La protection grimpe sauf au Québec
Par ailleurs, dans le cadre du nouveau budget fédéral, le ministre des Finances Ralph Goodale a sensiblement bonifié la limite de protection de l'assurance-dépôts pour les dépôts assurables. Le gouvernement Martin augmente ainsi cette limite de protection à 100 000 $, soit 40 000 $ de plus que la protection qui était en vigueur depuis 22 ans.
Mais cette augmentation de la limite de protection ne touche que les institutions financières membres de la Société d'assurance-dépôts du Canada.
À l'exception des banques, toutes les institutions financières (caisses, sociétés de fiducie, sociétés d'épargne) qui recueillent des dépôts au Québec sont tenues de s'inscrire à l'assurance-dépôts de l'Autorité des marchés financiers.
Or, l'Autorité des marchés financiers ne peut emboîter le pas à l'Assurance-dépôts du Canada tant et aussi longtemps que le gouvernement du Québec ne modifie la loi provinciale qui régit l'assurance-dépôts de l'AMF. C'est vraisemblablement lors de la présentation de son prochain budget provincial que le gouvernement Charest va hausser la limite de protection de l'assurance-dépôts québécoise à 100 000 $.
Placements protégés et non protégés
Cela dit, voici un bref rappel des placements qui bénéficient de la protection de l'assurance-dépôts, tant fédérale que provinciale.
Tout d'abord, les institutions visées sont les banques, les sociétés de fiducie, les caisses populaires, les sociétés de prêts hypothécaires et autres sociétés d'épargne. La protection de l'assurance-dépôt protège les dépôts des clients en cas de faillite de leur institution financière.

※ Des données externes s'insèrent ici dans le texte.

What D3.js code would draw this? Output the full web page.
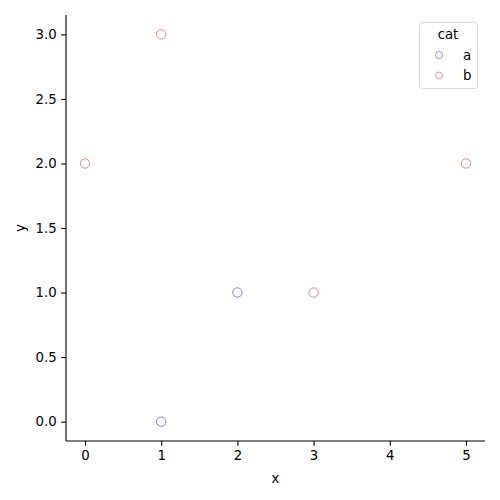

Depuis la création en 1967 de la Société d'assurance-dépôt du Canada (SADC), il y a eu 43 institutions financières membres qui ont déclaré faillite au pays. Dans le cadre de ces faillites, la SADC a protégé plus de deux millions de déposants, lesquels détenaient quelque 24 milliards de dollars en dépôts assurés auprès de ces institutions. Ces faillites ont coûté 4,7 milliards de dollars à la SADC.
Bonne nouvelle: aucune institution membre de la SADC n'a fait faillite depuis juin 1996.
La protection de l'assurance-dépôts s'élève donc jusqu'à concurrence de 100 000 $ pour les clients des institutions membre de la SADC et de 60 000 $ pour les clients des institutions membres de l'AMF. La protection couvre le capital investi et les revenus d'intérêt accumulés, tels les dépôts versés dans des compte-chèques, dans des comptes d'épargne, dans des certificats de dépôts et de placement garanti, les mandats, les traites, les chèques de voyage, etc..
On fait référence ici aux dépôts remboursables à l'intérieur d'un terme de cinq ans ou moins. De plus, les dépôts doivent être libellés en monnaie canadienne.
Fait important: un même client peut bénéficier de plusieurs protections de 100 000 $ ou 60 000 $ s'il a réparti ses épargnes dans diverses catégories de dépôts. En effet, certains dépôts sont protégés par des garanties distinctes. C'est le cas des dépôts conjoints, des dépôts en fiducie, des dépôts placés dans les REER et les FERR.
Notez maintenant les placements qui ne bénéficient aucunement de la protection de l'assurance-dépôts: les dépôts dont le terme excède cinq ans; les dépôts faits ou payables en une monnaie étrangère; les dépôts faits à l'extérieur du Québec ou payables à l'extérieur du Québec; les parts du capital social d'une coopérative de services financiers; les parts d'un fonds commun de placement, les actions.
En ce qui concerne les placements effectués dans les fonds communs, non seulement les détenteurs de parts ne sont-ils pas protégés par l'assurance-dépôts... mais ils ne bénéficient d'aucune autre protection.
L'industrie des fonds communs estime qu'il n'y pas de danger pour vos épargnes et voici pourquoi: "Lorsque vous investissez dans un fonds commun de placement, vous êtes en fait propriétaire d'une partie des placements du fonds. Cela s'apparente à l'achat d'une maison ou presque; il faut donc s'attendre à une fluctuation de la valeur. Un placement dans un fonds n'est pas assorti d'une promesse de remboursement comme un prêt qui doit être assurée. Le fonds promet uniquement de gérer votre placement, de le garder en sécurité pendant qu'il est en sa possession et de vous en remettre la valeur lorsque vous voudrez le vendre."
Il s'agit d'un véhicule de placement différent de celui offert par les comptes des banques et des sociétés de fiducie protégés par une assurance.
Les investisseurs sont propriétaires des éléments d'actif du fonds, ceux-ci sont déposés en leur nom à une banque dépositaire ou une société de fiducie complètement indépendante du gestionnaire du fonds. "
Est-ce que ces propos vous rassurent? Du côté maintenant des portefeuilles de placement détenus dans les maisons de courtage, eh bien là c'est plus rassurant car le Fonds canadien de protection des épargnants nous protège jusqu'à hauteur d'un million de dollars contre la faillite d'une maison de courtage.